Brief:
Can you copy out the data exactly? Leave the images out.

--- --- ---

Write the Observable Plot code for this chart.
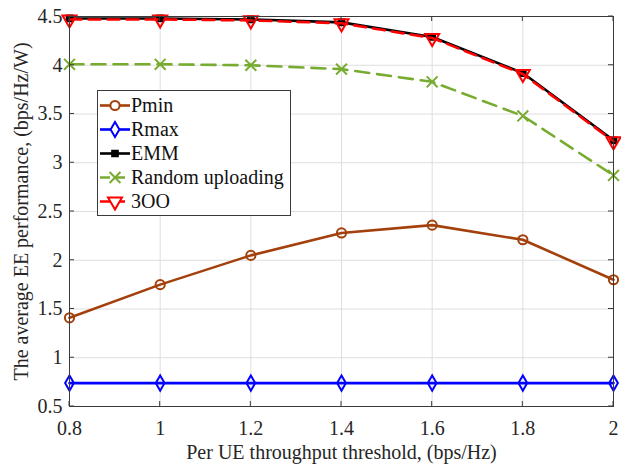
<!DOCTYPE html>
<html><head><meta charset="utf-8">
<script src="https://cdn.jsdelivr.net/npm/d3@7"></script>
<script src="https://cdn.jsdelivr.net/npm/@observablehq/plot@0.6"></script>
<style>body{margin:0;background:#fff}</style>
</head><body><div id="chart"></div>
<script>
// ---- data ----
const thresholds = [0.8, 1.0, 1.2, 1.4, 1.6, 1.8, 2.0];
const pmin   = [1.41, 1.75, 2.05, 2.28, 2.36, 2.21, 1.80];
const rmax   = [0.74, 0.74, 0.74, 0.74, 0.74, 0.74, 0.74];
const emm    = [4.48, 4.48, 4.47, 4.44, 4.29, 3.92, 3.23];
const random = [4.01, 4.01, 4.00, 3.96, 3.83, 3.48, 2.87];
const ooo    = [4.47, 4.47, 4.46, 4.43, 4.28, 3.91, 3.22];
const seriesNames = ["Pmin", "Rmax", "EMM", "Random uploading", "3OO"];
const seriesValues = [pmin, rmax, emm, random, ooo];
const xTicks = [0.8, 1, 1.2, 1.4, 1.6, 1.8, 2];
const yTicks = [0.5, 1, 1.5, 2, 2.5, 3, 3.5, 4, 4.5];
const xLabel = "Per UE throughput threshold, (bps/Hz)";
const yLabel = "The average EE performance, (bps/Hz/W)";

// ---- styles ----
const styles = [
  {color: "#a3400b", symbol: "circle",   r: 4.6, fill: "none", dash: null,   rotate: 0},
  {color: "#0000ff", symbol: "diamond",  r: 4.6, fill: "none", dash: null,   rotate: 0},
  {color: "#000000", symbol: "square",   r: 3.2, fill: "#000", dash: null,   rotate: 0},
  {color: "#77ac30", symbol: "times",    r: 5.0, fill: "none", dash: "14,8", rotate: 0},
  {color: "#ff0000", symbol: "triangle", r: 5.2, fill: "none", dash: "12,7", rotate: 180}
];

const rows = seriesNames.flatMap((name, i) =>
  thresholds.map((x, j) => ({series: name, x, y: seriesValues[i][j]})));

const FONT = "Liberation Serif, Times New Roman, serif";
const fmt = d => String(d);
const marks = [
  Plot.gridX(xTicks, {stroke: "#dedede", strokeOpacity: 1}),
  Plot.gridY(yTicks, {stroke: "#dedede", strokeOpacity: 1}),
  Plot.axisX(xTicks, {tickSize: 0, tickPadding: 14, label: null, fontSize: 20, fill: "#262626", tickFormat: fmt}),
  Plot.axisY(yTicks, {tickSize: 0, tickPadding: 7, label: null, fontSize: 20, fill: "#262626", tickFormat: fmt})
];
seriesNames.forEach((name, i) => {
  const s = styles[i];
  const d = rows.filter(r => r.series === name);
  marks.push(Plot.line(d, {x: "x", y: "y", stroke: s.color, strokeWidth: 2.6,
    strokeDasharray: s.dash ?? undefined}));
  marks.push(Plot.dot(d, {x: "x", y: "y", symbol: s.symbol, r: s.r, stroke: s.color,
    fill: s.fill, strokeWidth: 2, rotate: s.rotate}));
});
marks.push(Plot.frame({stroke: "#3a3a3a", strokeWidth: 1}));
marks.push(Plot.text([xLabel], {text: d => d, frameAnchor: "bottom", dy: 46.5,
  lineAnchor: "middle", textAnchor: "middle", fontSize: 20, fill: "#262626"}));
marks.push(Plot.text([yLabel], {text: d => d, frameAnchor: "left", dx: -47.5, rotate: -90,
  lineAnchor: "middle", textAnchor: "middle", fontSize: 20, fill: "#262626"}));

const chart = Plot.plot({
  width: 621, height: 466,
  marginLeft: 69, marginRight: 8, marginTop: 16, marginBottom: 60,
  style: {fontFamily: FONT, background: "#fff", color: "#262626"},
  x: {domain: [0.8, 2]},
  y: {domain: [0.5, 4.5]},
  marks
});
document.getElementById("chart").appendChild(chart);

// inward tick marks using the plot's scales
const sx = chart.scale("x"), sy = chart.scale("y");
const svg = d3.select(chart);
const g = svg.append("g").attr("stroke", "#3a3a3a").attr("stroke-width", 1);
const [yb, yt] = [sy.apply(0.5), sy.apply(4.5)];
const [xl, xr] = [sx.apply(0.8), sx.apply(2)];
xTicks.forEach(v => {
  const x = sx.apply(v);
  g.append("line").attr("x1", x).attr("x2", x).attr("y1", yb).attr("y2", yb - 5);
  g.append("line").attr("x1", x).attr("x2", x).attr("y1", yt).attr("y2", yt + 5);
});
yTicks.forEach(v => {
  const y = sy.apply(v);
  g.append("line").attr("x1", xl).attr("x2", xl + 5).attr("y1", y).attr("y2", y);
  g.append("line").attr("x1", xr).attr("x2", xr - 5).attr("y1", y).attr("y2", y);
});

// legend
const symMap = {circle: d3.symbolCircle, diamond: d3.symbolDiamond, square: d3.symbolSquare,
  times: d3.symbolTimes, triangle: d3.symbolTriangle};
const lg = svg.append("g").attr("font-family", FONT).attr("font-size", 20).attr("text-anchor", "start");
lg.append("rect").attr("x", 97.5).attr("y", 90.5).attr("width", 193).attr("height", 125)
  .attr("fill", "#fff").attr("stroke", "#3a3a3a").attr("stroke-width", 1);
seriesNames.forEach((name, i) => {
  const s = styles[i];
  const cy = 105.5 + i * 24;
  lg.append("line").attr("x1", 100).attr("x2", 130).attr("y1", cy).attr("y2", cy)
    .attr("stroke", s.color).attr("stroke-width", 2.6)
    .attr("stroke-dasharray", s.dash ? "10,5" : null);
  lg.append("path").attr("d", d3.symbol(symMap[s.symbol], s.r * s.r * Math.PI)())
    .attr("transform", `translate(115,${cy}) rotate(${s.rotate})`)
    .attr("stroke", s.color).attr("stroke-width", 2)
    .attr("fill", s.fill === "none" ? "#fff" : s.fill);
  lg.append("text").attr("x", 131).attr("y", cy).attr("dy", "0.34em")
    .attr("text-anchor", "start").attr("fill", "#111").text(name);
});
</script>
</body></html>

--- --- ---

Task result:
Write the Observable Plot code for this chart.
<!DOCTYPE html>
<html><head><meta charset="utf-8">
<script src="https://cdn.jsdelivr.net/npm/d3@7"></script>
<script src="https://cdn.jsdelivr.net/npm/@observablehq/plot@0.6"></script>
<style>body{margin:0;background:#fff}</style>
</head><body><div id="chart"></div>
<script>
// ---- data ----
const thresholds = [0.8, 1.0, 1.2, 1.4, 1.6, 1.8, 2.0];
const pmin   = [1.41, 1.75, 2.05, 2.28, 2.36, 2.21, 1.80];
const rmax   = [0.74, 0.74, 0.74, 0.74, 0.74, 0.74, 0.74];
const emm    = [4.48, 4.48, 4.47, 4.44, 4.29, 3.92, 3.23];
const random = [4.01, 4.01, 4.00, 3.96, 3.83, 3.48, 2.87];
const ooo    = [4.47, 4.47, 4.46, 4.43, 4.28, 3.91, 3.22];
const seriesNames = ["Pmin", "Rmax", "EMM", "Random uploading", "3OO"];
const seriesValues = [pmin, rmax, emm, random, ooo];
const xTicks = [0.8, 1, 1.2, 1.4, 1.6, 1.8, 2];
const yTicks = [0.5, 1, 1.5, 2, 2.5, 3, 3.5, 4, 4.5];
const xLabel = "Per UE throughput threshold, (bps/Hz)";
const yLabel = "The average EE performance, (bps/Hz/W)";

// ---- styles ----
const styles = [
  {color: "#a3400b", symbol: "circle",   r: 4.6, fill: "none", dash: null,   rotate: 0},
  {color: "#0000ff", symbol: "diamond",  r: 4.6, fill: "none", dash: null,   rotate: 0},
  {color: "#000000", symbol: "square",   r: 3.2, fill: "#000", dash: null,   rotate: 0},
  {color: "#77ac30", symbol: "times",    r: 5.0, fill: "none", dash: "14,8", rotate: 0},
  {color: "#ff0000", symbol: "triangle", r: 5.2, fill: "none", dash: "12,7", rotate: 180}
];

const rows = seriesNames.flatMap((name, i) =>
  thresholds.map((x, j) => ({series: name, x, y: seriesValues[i][j]})));

const FONT = "Liberation Serif, Times New Roman, serif";
const fmt = d => String(d);
const marks = [
  Plot.gridX(xTicks, {stroke: "#dedede", strokeOpacity: 1}),
  Plot.gridY(yTicks, {stroke: "#dedede", strokeOpacity: 1}),
  Plot.axisX(xTicks, {tickSize: 0, tickPadding: 14, label: null, fontSize: 20, fill: "#262626", tickFormat: fmt}),
  Plot.axisY(yTicks, {tickSize: 0, tickPadding: 7, label: null, fontSize: 20, fill: "#262626", tickFormat: fmt})
];
seriesNames.forEach((name, i) => {
  const s = styles[i];
  const d = rows.filter(r => r.series === name);
  marks.push(Plot.line(d, {x: "x", y: "y", stroke: s.color, strokeWidth: 2.6,
    strokeDasharray: s.dash ?? undefined}));
  marks.push(Plot.dot(d, {x: "x", y: "y", symbol: s.symbol, r: s.r, stroke: s.color,
    fill: s.fill, strokeWidth: 2, rotate: s.rotate}));
});
marks.push(Plot.frame({stroke: "#3a3a3a", strokeWidth: 1}));
marks.push(Plot.text([xLabel], {text: d => d, frameAnchor: "bottom", dy: 46.5,
  lineAnchor: "middle", textAnchor: "middle", fontSize: 20, fill: "#262626"}));
marks.push(Plot.text([yLabel], {text: d => d, frameAnchor: "left", dx: -47.5, rotate: -90,
  lineAnchor: "middle", textAnchor: "middle", fontSize: 20, fill: "#262626"}));

const chart = Plot.plot({
  width: 621, height: 466,
  marginLeft: 69, marginRight: 8, marginTop: 16, marginBottom: 60,
  style: {fontFamily: FONT, background: "#fff", color: "#262626"},
  x: {domain: [0.8, 2]},
  y: {domain: [0.5, 4.5]},
  marks
});
document.getElementById("chart").appendChild(chart);

// inward tick marks using the plot's scales
const sx = chart.scale("x"), sy = chart.scale("y");
const svg = d3.select(chart);
const g = svg.append("g").attr("stroke", "#3a3a3a").attr("stroke-width", 1);
const [yb, yt] = [sy.apply(0.5), sy.apply(4.5)];
const [xl, xr] = [sx.apply(0.8), sx.apply(2)];
xTicks.forEach(v => {
  const x = sx.apply(v);
  g.append("line").attr("x1", x).attr("x2", x).attr("y1", yb).attr("y2", yb - 5);
  g.append("line").attr("x1", x).attr("x2", x).attr("y1", yt).attr("y2", yt + 5);
});
yTicks.forEach(v => {
  const y = sy.apply(v);
  g.append("line").attr("x1", xl).attr("x2", xl + 5).attr("y1", y).attr("y2", y);
  g.append("line").attr("x1", xr).attr("x2", xr - 5).attr("y1", y).attr("y2", y);
});

// legend
const symMap = {circle: d3.symbolCircle, diamond: d3.symbolDiamond, square: d3.symbolSquare,
  times: d3.symbolTimes, triangle: d3.symbolTriangle};
const lg = svg.append("g").attr("font-family", FONT).attr("font-size", 20).attr("text-anchor", "start");
lg.append("rect").attr("x", 97.5).attr("y", 90.5).attr("width", 193).attr("height", 125)
  .attr("fill", "#fff").attr("stroke", "#3a3a3a").attr("stroke-width", 1);
seriesNames.forEach((name, i) => {
  const s = styles[i];
  const cy = 105.5 + i * 24;
  lg.append("line").attr("x1", 100).attr("x2", 130).attr("y1", cy).attr("y2", cy)
    .attr("stroke", s.color).attr("stroke-width", 2.6)
    .attr("stroke-dasharray", s.dash ? "10,5" : null);
  lg.append("path").attr("d", d3.symbol(symMap[s.symbol], s.r * s.r * Math.PI)())
    .attr("transform", `translate(115,${cy}) rotate(${s.rotate})`)
    .attr("stroke", s.color).attr("stroke-width", 2)
    .attr("fill", s.fill === "none" ? "#fff" : s.fill);
  lg.append("text").attr("x", 131).attr("y", cy).attr("dy", "0.34em")
    .attr("text-anchor", "start").attr("fill", "#111").text(name);
});
</script>
</body></html>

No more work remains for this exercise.